Extrajudicial killings occur when governments or agents acting on their behalf kill individuals outside the bounds of legal process. Such killings are designed to suppress dissent, eliminate perceived threats, or enforce political control without accountability. The practice is common in authoritarian contexts where legal safeguards are weak or deliberately bypassed.
Key Motivations in Political Homicide
Understanding why politically-motivated homicides occur is essential to grasping their broader societal implications. Scholars generally identify three primary drivers:
- Instrumental Motivation – In these cases, the killing serves a direct strategic purpose: removing a rival, neutralizing an obstacle, or securing a political advantage. Instrumental killings are deliberate and goal-oriented.
- Symbolic Motivation – Some political homicides are designed to send a message. By demonstrating power, instilling fear, or challenging perceived invulnerability, killers use violence as a tool of symbolic communication. For example, public executions of political opponents have historically served to intimidate both elites and the general populace.
- Ideological Motivation – Ideologically-driven killings aim to eliminate those seen as existential threats to a worldview or belief system. This includes the targeting of religious figures, ethnic groups, or political dissidents who are considered fundamentally incompatible with the dominant ideology.
These motivations often overlap. A single act of political homicide may simultaneously remove an obstacle (instrumental), terrorize a population (symbolic), and advance an ideological agenda (ideological). Recognizing this complexity helps explain why politically-motivated killings are not merely crimes of passion but deliberate, calculated acts embedded in broader social and political structures.
Conclusion
Politically-motivated homicides are a persistent feature of human governance, highlighting the darker dimensions of competition, power, and authority. By categorizing these acts—whether targeting individuals like assassins, tyrants, or religious leaders, or affecting populations through genocide, politicide, and democide—scholars can better understand the dynamics that drive political violence. Equally important is analyzing the motivations behind such acts: instrumental, symbolic, and ideological.
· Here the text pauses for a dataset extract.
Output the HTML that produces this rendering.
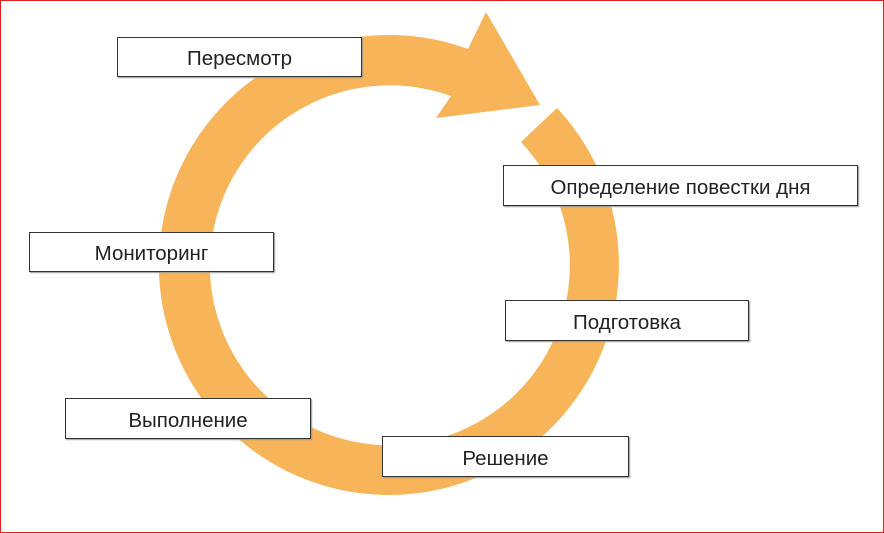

Understanding politically-motivated homicide is not merely an academic exercise. It offers critical insights into the mechanisms of power, the vulnerabilities of governance structures, and the moral and legal challenges posed by unchecked authority. For citizens, policymakers, and scholars, these insights are essential in preventing violence, protecting human life, and sustaining political systems capable of resolving disputes without resorting to lethal force.